We can imagine them on a warm summer’s day walking through the forests of Lesbos, collecting plants or rubbing soil between their fingers. With 1,400 species, Lesbos’ flora is manifold and diverse because of the island’s close proximity to Asia Minor. Its eastern side is lush and fertile—oaks grow on the mountainous slopes and further up, they would have found sweet chestnut and pines. In the valleys were olive groves and Asian rhododendrons. Cutting through the middle of the island is an inland sea—often called a lagoon—which is rich in nutrients and marine life. Oysters, algae, breams, bass, sea urchins, crabs, and many bird species offered rich pickings for Aristotle and Theophrastus. There must have been many days when they rose early to meet the fishermen who unloaded their haul in order to select, say, a cuttlefish or a John Dory for their investigations. Imagine them sitting at a table in their lodgings picking apart leaves, examining the tendrils of a vine, or dissecting a snail to describe its stomach. Theophrastus and Aristotle were interested in everything, and enquiring endlessly. How are these similar? What are the differences? What’s inside? How do they reproduce?
Only two of Theophrastus’ botanical books have survived—Historia Plantarum and De Causis Plantarum—but they mark the beginning of what we understand as botany today because they are based on systematic empirical methods. Theophrastus used his own observations but also collected information from other regions—from first hand accounts, manuscripts and books. Based on reports written by Alexander the Great’s soldiers after their military campaign in India, for example, Theophrastus wrote the first accounts of cotton, pepper, cinnamon, frankincense, and the Banyan tree. He knew around 500 plants and described them in the greatest detail. He thought about ways to classify them. What kind of categories would make sense? A division between cultivated and wild plants? Or, between aquatic and land–based, as Aristotle had divided the animal kingdom? Did similar shapes of leaves reveal relationships between different plants? Theophrastus thought of analogies and distinctions. He asked: What is the best way to define a plant? And like a true Aristotelian: What is its essential nature? A “plant is a thing various and manifold, and so it is difficult to describe in general terms,” he said. And when he couldn’t find answers, he noted, “this then is matter of enquiry.” He finally settled on dividing the world of plants into four groups by their habit of growth: trees, shrubs, sub–shrubs and herbs.
Theophrastus tried to lift the veil of superstition to understand the natural world. He railed against those who advised to be guided by the moon when it came to practical garden matters: “One should not in fact be governed by the celestial conditions and revolution rather than by the trees and slips and seeds” and he dismissed other myths as having been revealed as “sheer fable.”
Among ancient naturalists, Theophrastus was uniquely sensitive to the relationship between plants and their environment.
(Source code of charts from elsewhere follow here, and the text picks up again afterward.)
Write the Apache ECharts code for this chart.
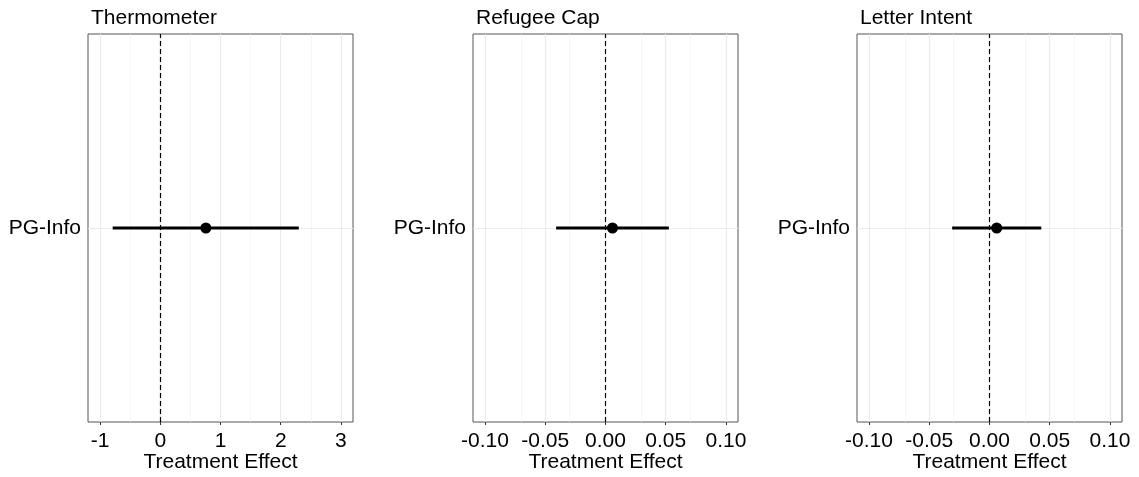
<!DOCTYPE html>
<html>
<head>
<meta charset="utf-8">
<script src="https://cdn.jsdelivr.net/npm/echarts@6/dist/echarts.min.js"></script>
<style>
html, body { margin: 0; background: #fff }
#c { width: 1139px; height: 477px }
</style>
</head>
<body>
<div id="c"></div>
<script>
const panels = ["Thermometer", "Refugee Cap", "Letter Intent"]
const term = "PG-Info"
const est = [0.757, 0.0058, 0.006]
const lo = [-0.79, -0.041, -0.031]
const hi = [2.30, 0.0526, 0.043]
const xMin = [-1.2, -0.11, -0.11]
const xMax = [3.2, 0.11, 0.11]
const ticks = [[-1, 0, 1, 2, 3], [-0.1, -0.05, 0, 0.05, 0.1], [-0.1, -0.05, 0, 0.05, 0.1]]
const tickLabels = [["-1", "0", "1", "2", "3"], ["-0.10", "-0.05", "0.00", "0.05", "0.10"], ["-0.10", "-0.05", "0.00", "0.05", "0.10"]]
const minorTicks = [[-0.5, 0.5, 1.5, 2.5], [-0.075, -0.025, 0.025, 0.075], [-0.075, -0.025, 0.025, 0.075]]

const FONT = "Liberation Sans, Arial, sans-serif"
const lefts = [88, 473, 857]
const chart = echarts.init(document.getElementById("c"), null, { renderer: "canvas" })

const opt = { animation: false, title: [], grid: [], xAxis: [], yAxis: [], series: [] }

panels.forEach((name, i) => {
    opt.title.push({ text: name, left: lefts[i] - 2, top: 3, textStyle: { fontFamily: FONT, fontSize: 21, fontWeight: "normal", color: "#000" } })
    opt.grid.push({ left: lefts[i], top: 34, width: 265, height: 388, outerBoundsMode: "none", containLabel: false, show: true, borderColor: "#555", borderWidth: 1, backgroundColor: "transparent" })
    opt.xAxis.push({
        type: "value", gridIndex: i, min: xMin[i], max: xMax[i],
        name: "Treatment Effect", nameLocation: "middle", nameGap: 29.5, nameMoveOverlap: false,
        nameTextStyle: { fontFamily: FONT, fontSize: 21, color: "#000" },
        axisLine: { show: false },
        axisTick: { show: true, length: 3, lineStyle: { color: "#333" }, customValues: ticks[i] },
        axisLabel: { fontFamily: FONT, fontSize: 21, color: "#000", margin: 9, customValues: ticks[i], formatter: v => tickLabels[i][ticks[i].findIndex(t => Math.abs(t - v) < 1e-9)] },
        splitLine: { show: false }
    })
    opt.yAxis.push({
        type: "value", gridIndex: i, min: 0, max: 2,
        axisLine: { show: false },
        axisTick: { show: true, length: 3, lineStyle: { color: "#333" }, customValues: [1] },
        axisLabel: { fontFamily: FONT, fontSize: 21, color: "#000", margin: 7, customValues: [1], formatter: () => term },
        splitLine: { show: false }
    })
    // background grid lines
    opt.series.push({
        type: "scatter", xAxisIndex: i, yAxisIndex: i, data: [], silent: true, z: 1,
        markLine: {
            z: 1, silent: true, symbol: "none", label: { show: false }, animation: false,
            data: ticks[i].map(t => ({ xAxis: t, lineStyle: { color: "#ebebeb", width: 1.1, type: "solid" } }))
                .concat(minorTicks[i].map(t => ({ xAxis: t, lineStyle: { color: "#f0f0f0", width: 0.6, type: "solid" } })))
                .concat([{ yAxis: 1, lineStyle: { color: "#ebebeb", width: 1.1, type: "solid" } }])
        }
    })
    // zero reference line
    opt.series.push({
        type: "scatter", xAxisIndex: i, yAxisIndex: i, data: [], silent: true, z: 2,
        markLine: { z: 2, silent: true, symbol: "none", label: { show: false }, animation: false, data: [{ xAxis: 0, lineStyle: { color: "#000", width: 1.2, type: [5, 3] } }] }
    })
    // interval
    opt.series.push({
        type: "line", xAxisIndex: i, yAxisIndex: i, data: [[lo[i], 1], [hi[i], 1]],
        symbol: "none", lineStyle: { color: "#000", width: 3 }, z: 3
    })
    // estimate
    opt.series.push({
        type: "scatter", xAxisIndex: i, yAxisIndex: i, data: [[est[i], 1]],
        symbolSize: 11, itemStyle: { color: "#000", opacity: 1 }, z: 4
    })
})

chart.setOption(opt)
</script>
</body>
</html>
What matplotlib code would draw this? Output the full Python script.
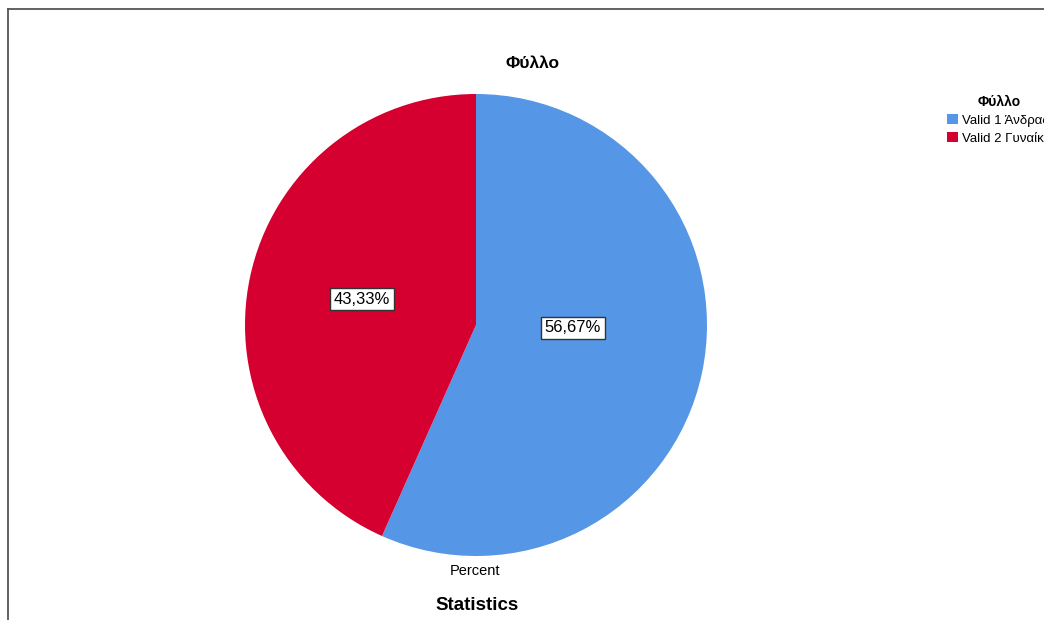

Habitat was so important, he wrote, because plants were bound to it. They were “not free from it like animals.” He explained that a plant thrives best in a “favorable place,” or as ecologist would say today, in its “niche.” He studied soil, moisture, temperature, wind, and exposure. He discussed the adaption of plants to a particular environment and even wrote about “mutation according to place.”
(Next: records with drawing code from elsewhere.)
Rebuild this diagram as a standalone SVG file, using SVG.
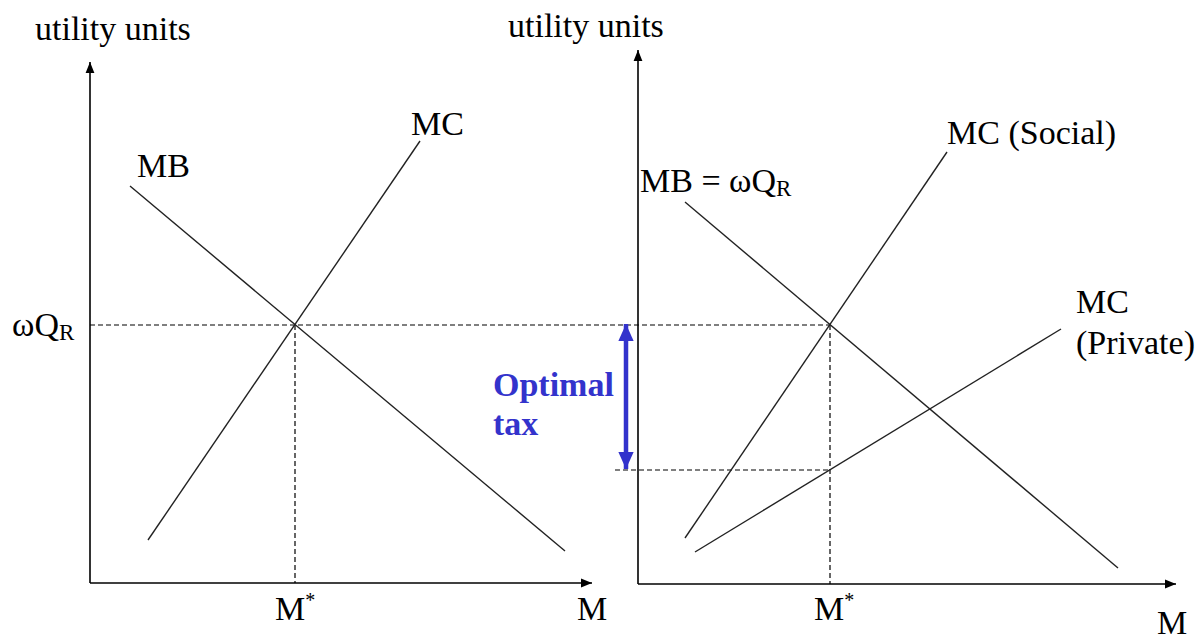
<svg xmlns="http://www.w3.org/2000/svg" width="1197" height="637" viewBox="0 0 1197 637">
<style>
text{font-family:"Liberation Serif","Times New Roman",serif;font-size:34px;fill:#000}
.sub{font-size:23px}
.sup{font-size:20px}
.ax{stroke:#000;stroke-width:1.6;fill:none}
.cv{stroke:#222;stroke-width:1.4;fill:none}
.dash{stroke:#000;stroke-width:1.2;stroke-dasharray:5 3;fill:none}
.tax{font-weight:bold;fill:#3333cc}
</style>
<defs>
<marker id="ah" viewBox="0 0 10 10" refX="10" refY="5" markerWidth="11" markerHeight="11" markerUnits="userSpaceOnUse" orient="auto">
<path d="M0,1 L10,5 L0,9 Z" fill="#000"/>
</marker>
<marker id="bh" viewBox="0 0 10 10" refX="10" refY="5" markerWidth="17" markerHeight="17" markerUnits="userSpaceOnUse" orient="auto-start-reverse">
<path d="M0,0.5 L10,5 L0,9.5 Z" fill="#3333cc"/>
</marker>
</defs>
<g id="axes">
<line class="ax" x1="90" y1="583" x2="90" y2="62" marker-end="url(#ah)"/>
<line class="ax" x1="90" y1="583" x2="592" y2="583" marker-end="url(#ah)"/>
<line class="ax" x1="638" y1="584" x2="638" y2="50" marker-end="url(#ah)"/>
<line class="ax" x1="638" y1="584" x2="1176" y2="584" marker-end="url(#ah)"/>
</g>
<g id="connectors">
<line class="dash" x1="90" y1="325" x2="830" y2="325"/>
<line class="dash" x1="295" y1="325" x2="295" y2="583"/>
<line class="dash" x1="615" y1="470" x2="830" y2="470"/>
<line class="dash" x1="830" y1="325" x2="830" y2="584"/>
<line class="cv" x1="130" y1="186" x2="565" y2="551"/>
<line class="cv" x1="148" y1="540" x2="420" y2="141"/>
<line class="cv" x1="685" y1="202" x2="1118" y2="568"/>
<line class="cv" x1="685" y1="538" x2="947" y2="152"/>
<line class="cv" x1="695" y1="552" x2="1061" y2="329"/>
<line x1="626" y1="324" x2="626" y2="469" stroke="#3333cc" stroke-width="4.5" marker-start="url(#bh)" marker-end="url(#bh)"/>
</g>
<g id="left-labels">
<text x="35" y="40">utility units</text>
<text x="411" y="135">MC</text>
<text x="137" y="177">MB</text>
<text x="12" y="336">ωQ<tspan class="sub" dy="4">R</tspan></text>
<text x="275" y="620">M<tspan class="sup" dy="-13">*</tspan></text>
<text x="577" y="620">M</text>
</g>
<g id="right-labels">
<text x="508" y="37">utility units</text>
<text x="640" y="192">MB = ωQ<tspan class="sub" dy="4">R</tspan></text>
<text x="947" y="144">MC (Social)</text>
<text x="1076" y="313">MC</text>
<text x="1076" y="354">(Private)</text>
<text x="814" y="620">M<tspan class="sup" dy="-13">*</tspan></text>
<text x="1157" y="634">M</text>
<text class="tax" x="493" y="396">Optimal</text>
<text class="tax" x="493" y="435">tax</text>
</g>
</svg>
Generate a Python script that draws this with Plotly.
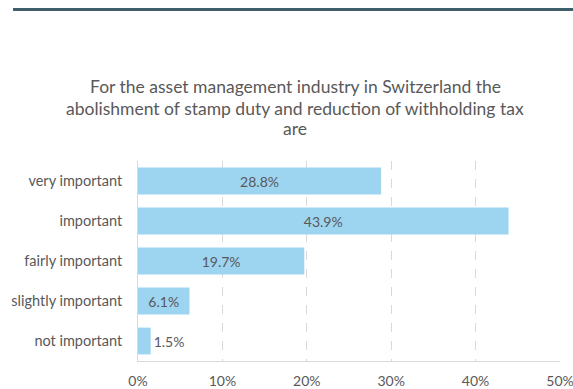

Theophrastus was interested in the effect plants had on each other and noted that olives, myrtles and pines thrived when growing together but that the almond tree was a “bad neighbor.” He saw how trees grew tall and more upright when they stood close together. He noticed that jays buried acorns, helping them to germinate, and that mistletoe “lives by taking the food that belongs to the tree’.”
Aristotle saw similar relationships between animals and their environment but believed that plants and animals had been created “specifically for the sake of man.” Theophrastus, on the other hand, insisted that plants had their own purpose and were not made to serve humans, to feed us, or to provide building materials. In the twentieth century, some historians and botanists began to call him the ‘father of plant ecology’.
Laërtius wrote that Theophrastus devoted “his whole leisure to learning” and that he was “a man of extraordinary acuteness.” He certainly must have been busy because he wrote almost 300 books and treatises with subjects ranging from politics, morals and law to others on animals voices, on love, history, and astronomy. “These works contain in all two hundred and thirty–two thousand and eight lines,” Laërtius reports rather precisely, but few have survived.
After Theophrastus succeeded his old friend and collaborator Aristotle as the head of the Lyceum, he taught there for more than three decades. Laërtius says 2,000 pupils attended his lectures. When Theophrastus died at 85, the whole of Athens mourned him, according to Laërtius. Nature and gardens were places of learning, Theophrastus believed, and bequeathed his garden and promenade to his friends “to hold a school in them and to devote themselves to the study of philosophy … and to use them in common as if they were sacred ground.”